[begin Input rows]
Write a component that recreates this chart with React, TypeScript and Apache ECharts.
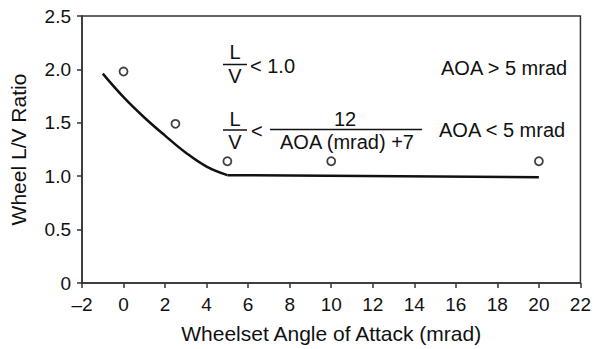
import React, { useEffect, useRef } from "react";
import * as echarts from "echarts";

// Data
const curveX = [-1, 0, 1, 2, 3, 4, 5];
const curveY = [1.96, 1.74, 1.55, 1.38, 1.22, 1.09, 1.01];
const flatX = [5, 20];
const flatY = [1.01, 0.99];
const obsX = [0, 2.5, 5, 10, 20];
const obsY = [1.98, 1.49, 1.14, 1.14, 1.14];

const xTitle = "Wheelset Angle of Attack (mrad)";
const yTitle = "Wheel L/V Ratio";

const FONT = "'Liberation Sans', Arial, Helvetica, sans-serif";
const INK = "#111";

export default function App() {
  const ref = useRef<HTMLDivElement>(null);
  useEffect(() => {
    if (!ref.current) return;
    const chart = echarts.init(ref.current, undefined, { renderer: "svg" });
    const txt = (text: string, x: number, y: number, align: string = "center") => ({
      type: "text",
      x,
      y,
      style: {
        text,
        fill: INK,
        font: `20px ${FONT}`,
        align,
        verticalAlign: "middle",
      },
      silent: true,
    });
    const bar = (x1: number, x2: number, y: number) => ({
      type: "line",
      shape: { x1, y1: y, x2, y2: y },
      style: { stroke: INK, lineWidth: 1.5 },
      silent: true,
    });
    chart.setOption({
      animation: false,
      backgroundColor: "#fff",
      textStyle: { fontFamily: FONT },
      grid: {
        left: 82,
        right: 2,
        top: 16,
        bottom: 63,
        show: true,
        borderColor: "#333",
        borderWidth: 1.5,
        containLabel: false,
      },
      xAxis: {
        type: "value",
        min: -2,
        max: 22,
        interval: 2,
        name: xTitle,
        nameLocation: "middle",
        nameGap: 40,
        nameTextStyle: { fontSize: 21, color: INK, fontFamily: FONT },
        axisLine: { show: true, onZero: false, lineStyle: { color: "#333", width: 1.5 } },
        axisTick: { show: true, inside: false, length: 5, lineStyle: { color: "#333", width: 1.5 } },
        axisLabel: {
          fontSize: 19,
          color: INK,
          margin: 12,
          fontFamily: FONT,
          formatter: (v: number) => String(v).replace("-", "\u2013"),
        },
        splitLine: { show: false },
      },
      yAxis: {
        type: "value",
        min: 0,
        max: 2.5,
        interval: 0.5,
        name: yTitle,
        nameLocation: "middle",
        nameGap: 53,
        nameTextStyle: { fontSize: 21, color: INK, fontFamily: FONT },
        axisLine: { show: true, onZero: false, lineStyle: { color: "#333", width: 1.5 } },
        axisTick: { show: true, inside: false, length: 5, lineStyle: { color: "#333", width: 1.5 } },
        axisLabel: {
          fontSize: 19,
          color: INK,
          margin: 11,
          fontFamily: FONT,
          formatter: (v: number) => (v === 0 ? "0" : v.toFixed(1)),
        },
        splitLine: { show: false },
      },
      series: [
        {
          type: "line",
          data: curveX.map((x, i) => [x, curveY[i]]),
          smooth: 0.4,
          showSymbol: false,
          lineStyle: { color: INK, width: 2.5 },
          z: 2,
        },
        {
          type: "line",
          data: flatX.map((x, i) => [x, flatY[i]]),
          showSymbol: false,
          lineStyle: { color: INK, width: 2.5 },
          z: 2,
        },
        {
          type: "scatter",
          data: obsX.map((x, i) => [x, obsY[i]]),
          symbol: "circle",
          symbolSize: 8,
          itemStyle: { color: "#fff", borderColor: INK, borderWidth: 1.8 },
          z: 3,
        },
      ],
      graphic: [
        txt("L", 235, 52),
        bar(223, 247, 64.5),
        txt("V", 235, 76),
        txt("< 1.0", 250, 66, "left"),
        txt("AOA > 5 mrad", 441, 67.5, "left"),
        txt("L", 235, 119),
        bar(223, 247, 130),
        txt("V", 235, 142),
        txt("<", 251, 131, "left"),
        txt("12", 345, 119),
        bar(270, 422, 129.5),
        txt("AOA (mrad) +7", 347, 142),
        txt("AOA < 5 mrad", 439, 130, "left"),
      ],
    });
    return () => chart.dispose();
  }, []);
  return (
    <div
      ref={ref}
      style={{ position: "fixed", left: 0, top: 0, width: 594, height: 349 }}
    />
  );
}
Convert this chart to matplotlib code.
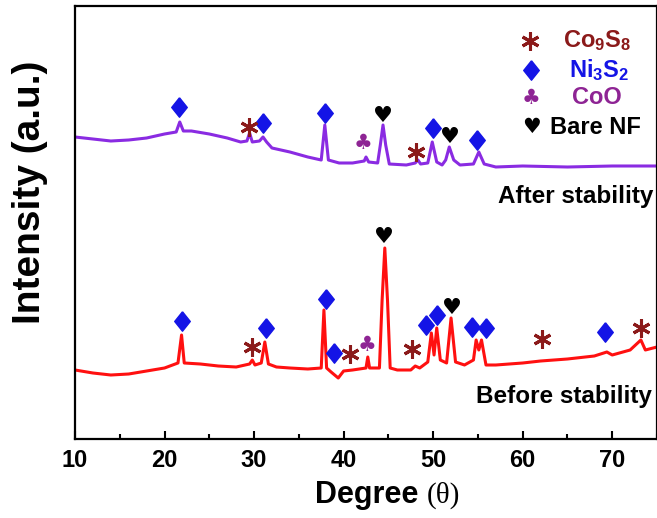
[end Input rows]
* Aim
Write out each entry exactly as given, but skip the pictures.

* Worked answer
Write a component that recreates this chart with React, TypeScript and Apache ECharts.
import React, { useEffect, useRef } from "react";
import * as echarts from "echarts";

// Data
const curveX = [-1, 0, 1, 2, 3, 4, 5];
const curveY = [1.96, 1.74, 1.55, 1.38, 1.22, 1.09, 1.01];
const flatX = [5, 20];
const flatY = [1.01, 0.99];
const obsX = [0, 2.5, 5, 10, 20];
const obsY = [1.98, 1.49, 1.14, 1.14, 1.14];

const xTitle = "Wheelset Angle of Attack (mrad)";
const yTitle = "Wheel L/V Ratio";

const FONT = "'Liberation Sans', Arial, Helvetica, sans-serif";
const INK = "#111";

export default function App() {
  const ref = useRef<HTMLDivElement>(null);
  useEffect(() => {
    if (!ref.current) return;
    const chart = echarts.init(ref.current, undefined, { renderer: "svg" });
    const txt = (text: string, x: number, y: number, align: string = "center") => ({
      type: "text",
      x,
      y,
      style: {
        text,
        fill: INK,
        font: `20px ${FONT}`,
        align,
        verticalAlign: "middle",
      },
      silent: true,
    });
    const bar = (x1: number, x2: number, y: number) => ({
      type: "line",
      shape: { x1, y1: y, x2, y2: y },
      style: { stroke: INK, lineWidth: 1.5 },
      silent: true,
    });
    chart.setOption({
      animation: false,
      backgroundColor: "#fff",
      textStyle: { fontFamily: FONT },
      grid: {
        left: 82,
        right: 2,
        top: 16,
        bottom: 63,
        show: true,
        borderColor: "#333",
        borderWidth: 1.5,
        containLabel: false,
      },
      xAxis: {
        type: "value",
        min: -2,
        max: 22,
        interval: 2,
        name: xTitle,
        nameLocation: "middle",
        nameGap: 40,
        nameTextStyle: { fontSize: 21, color: INK, fontFamily: FONT },
        axisLine: { show: true, onZero: false, lineStyle: { color: "#333", width: 1.5 } },
        axisTick: { show: true, inside: false, length: 5, lineStyle: { color: "#333", width: 1.5 } },
        axisLabel: {
          fontSize: 19,
          color: INK,
          margin: 12,
          fontFamily: FONT,
          formatter: (v: number) => String(v).replace("-", "\u2013"),
        },
        splitLine: { show: false },
      },
      yAxis: {
        type: "value",
        min: 0,
        max: 2.5,
        interval: 0.5,
        name: yTitle,
        nameLocation: "middle",
        nameGap: 53,
        nameTextStyle: { fontSize: 21, color: INK, fontFamily: FONT },
        axisLine: { show: true, onZero: false, lineStyle: { color: "#333", width: 1.5 } },
        axisTick: { show: true, inside: false, length: 5, lineStyle: { color: "#333", width: 1.5 } },
        axisLabel: {
          fontSize: 19,
          color: INK,
          margin: 11,
          fontFamily: FONT,
          formatter: (v: number) => (v === 0 ? "0" : v.toFixed(1)),
        },
        splitLine: { show: false },
      },
      series: [
        {
          type: "line",
          data: curveX.map((x, i) => [x, curveY[i]]),
          smooth: 0.4,
          showSymbol: false,
          lineStyle: { color: INK, width: 2.5 },
          z: 2,
        },
        {
          type: "line",
          data: flatX.map((x, i) => [x, flatY[i]]),
          showSymbol: false,
          lineStyle: { color: INK, width: 2.5 },
          z: 2,
        },
        {
          type: "scatter",
          data: obsX.map((x, i) => [x, obsY[i]]),
          symbol: "circle",
          symbolSize: 8,
          itemStyle: { color: "#fff", borderColor: INK, borderWidth: 1.8 },
          z: 3,
        },
      ],
      graphic: [
        txt("L", 235, 52),
        bar(223, 247, 64.5),
        txt("V", 235, 76),
        txt("< 1.0", 250, 66, "left"),
        txt("AOA > 5 mrad", 441, 67.5, "left"),
        txt("L", 235, 119),
        bar(223, 247, 130),
        txt("V", 235, 142),
        txt("<", 251, 131, "left"),
        txt("12", 345, 119),
        bar(270, 422, 129.5),
        txt("AOA (mrad) +7", 347, 142),
        txt("AOA < 5 mrad", 439, 130, "left"),
      ],
    });
    return () => chart.dispose();
  }, []);
  return (
    <div
      ref={ref}
      style={{ position: "fixed", left: 0, top: 0, width: 594, height: 349 }}
    />
  );
}
Convert this chart to matplotlib code.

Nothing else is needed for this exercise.